== Information supplied ==
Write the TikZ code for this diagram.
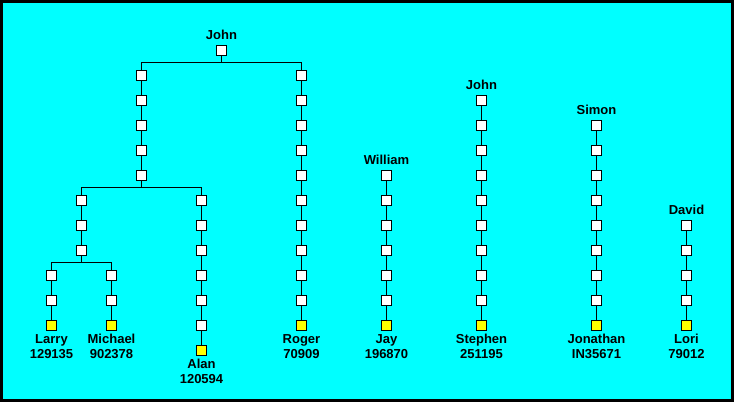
\documentclass[tikz,border=0pt]{standalone}
\usepackage{fontspec}
\setmainfont{Liberation Sans}
\usetikzlibrary{positioning}
\definecolor{screen}{RGB}{0,255,255}
\definecolor{leafyellow}{RGB}{255,255,0}

\begin{document}
\begin{tikzpicture}[x=1pt, y=-1pt,
    person/.style={rectangle, draw, fill=white, minimum size=10pt, inner sep=0pt, line width=1pt},
    link/.style={line width=1pt},
    toplabel/.style={font=\bfseries\fontsize{13}{15}\selectfont, inner sep=0pt, above=5pt of #1},
    idlabel/.style={font=\bfseries\fontsize{13}{15}\selectfont, inner sep=0pt, align=center, below=3pt of #1}
]
    \useasboundingbox (0,0) rectangle (734,402);
    \draw[line width=3pt, fill=screen] (1.5,1.5) rectangle (732.5,400.5);

    % root of the big tree
    \node[person] (john) at (221.5,50.5) {};

    % columns: name / x / first row / last row / last is a leaf
    \foreach \col/\x/\first/\last/\hasleaf in {left/141.5/1/5/0, lower/81.5/6/8/0,
        roger/301.5/1/11/1, alan/201.5/6/12/1, larry/51.5/9/11/1, michael/111.5/9/11/1,
        william/386.5/5/11/1, stephen/481.5/2/11/1, jonathan/596.5/3/11/1, lori/686.5/7/11/1}{
      \foreach \r in {\first,...,\last}{
        \def\fillc{white}
        \ifnum\r=\last \ifnum\hasleaf=1 \def\fillc{leafyellow}\fi\fi
        \node[person, fill=\fillc] (\col\r) at (\x,50.5+25*\r) {};
        \ifnum\r>\first
          \pgfmathtruncatemacro\p{\r-1}
          \draw[link] (\col\p) -- (\col\r);
        \fi
      }
    }

    % branches
    \draw[link] (john.south) -- ++(0,6.5) -| (left1.north);
    \draw[link] (john.south) -- ++(0,6.5) -| (roger1.north);
    \draw[link] (left5.south) -- ++(0,6.5) -| (lower6.north);
    \draw[link] (left5.south) -- ++(0,6.5) -| (alan6.north);
    \draw[link] (lower8.south) -- ++(0,6.5) -| (larry9.north);
    \draw[link] (lower8.south) -- ++(0,6.5) -| (michael9.north);

    % names on top
    \node[toplabel=john] (johnname) {John};
    \node[toplabel=william5] (williamname) {William};
    \node[toplabel=stephen2] (johnbname) {John};
    \node[toplabel=jonathan3] (simonname) {Simon};
    \node[toplabel=lori7] (davidname) {David};

    % names and numbers below the leaves
    \node[idlabel=larry11] (larryid) {Larry\\129135};
    \node[idlabel=michael11] (michaelid) {Michael\\902378};
    \node[idlabel=alan12] (alanid) {Alan\\120594};
    \node[idlabel=roger11] (rogerid) {Roger\\70909};
    \node[idlabel=william11] (jayid) {Jay\\196870};
    \node[idlabel=stephen11] (stephenid) {Stephen\\251195};
    \node[idlabel=jonathan11] (jonathanid) {Jonathan\\IN35671};
    \node[idlabel=lori11] (loriid) {Lori\\79012};
\end{tikzpicture}
\end{document}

== What you are asked to do ==
Go through the listing above and quote it exactly, apart from its images.

== Task output ==
Write the TikZ code for this diagram.
\documentclass[tikz,border=0pt]{standalone}
\usepackage{fontspec}
\setmainfont{Liberation Sans}
\usetikzlibrary{positioning}
\definecolor{screen}{RGB}{0,255,255}
\definecolor{leafyellow}{RGB}{255,255,0}

\begin{document}
\begin{tikzpicture}[x=1pt, y=-1pt,
    person/.style={rectangle, draw, fill=white, minimum size=10pt, inner sep=0pt, line width=1pt},
    link/.style={line width=1pt},
    toplabel/.style={font=\bfseries\fontsize{13}{15}\selectfont, inner sep=0pt, above=5pt of #1},
    idlabel/.style={font=\bfseries\fontsize{13}{15}\selectfont, inner sep=0pt, align=center, below=3pt of #1}
]
    \useasboundingbox (0,0) rectangle (734,402);
    \draw[line width=3pt, fill=screen] (1.5,1.5) rectangle (732.5,400.5);

    % root of the big tree
    \node[person] (john) at (221.5,50.5) {};

    % columns: name / x / first row / last row / last is a leaf
    \foreach \col/\x/\first/\last/\hasleaf in {left/141.5/1/5/0, lower/81.5/6/8/0,
        roger/301.5/1/11/1, alan/201.5/6/12/1, larry/51.5/9/11/1, michael/111.5/9/11/1,
        william/386.5/5/11/1, stephen/481.5/2/11/1, jonathan/596.5/3/11/1, lori/686.5/7/11/1}{
      \foreach \r in {\first,...,\last}{
        \def\fillc{white}
        \ifnum\r=\last \ifnum\hasleaf=1 \def\fillc{leafyellow}\fi\fi
        \node[person, fill=\fillc] (\col\r) at (\x,50.5+25*\r) {};
        \ifnum\r>\first
          \pgfmathtruncatemacro\p{\r-1}
          \draw[link] (\col\p) -- (\col\r);
        \fi
      }
    }

    % branches
    \draw[link] (john.south) -- ++(0,6.5) -| (left1.north);
    \draw[link] (john.south) -- ++(0,6.5) -| (roger1.north);
    \draw[link] (left5.south) -- ++(0,6.5) -| (lower6.north);
    \draw[link] (left5.south) -- ++(0,6.5) -| (alan6.north);
    \draw[link] (lower8.south) -- ++(0,6.5) -| (larry9.north);
    \draw[link] (lower8.south) -- ++(0,6.5) -| (michael9.north);

    % names on top
    \node[toplabel=john] (johnname) {John};
    \node[toplabel=william5] (williamname) {William};
    \node[toplabel=stephen2] (johnbname) {John};
    \node[toplabel=jonathan3] (simonname) {Simon};
    \node[toplabel=lori7] (davidname) {David};

    % names and numbers below the leaves
    \node[idlabel=larry11] (larryid) {Larry\\129135};
    \node[idlabel=michael11] (michaelid) {Michael\\902378};
    \node[idlabel=alan12] (alanid) {Alan\\120594};
    \node[idlabel=roger11] (rogerid) {Roger\\70909};
    \node[idlabel=william11] (jayid) {Jay\\196870};
    \node[idlabel=stephen11] (stephenid) {Stephen\\251195};
    \node[idlabel=jonathan11] (jonathanid) {Jonathan\\IN35671};
    \node[idlabel=lori11] (loriid) {Lori\\79012};
\end{tikzpicture}
\end{document}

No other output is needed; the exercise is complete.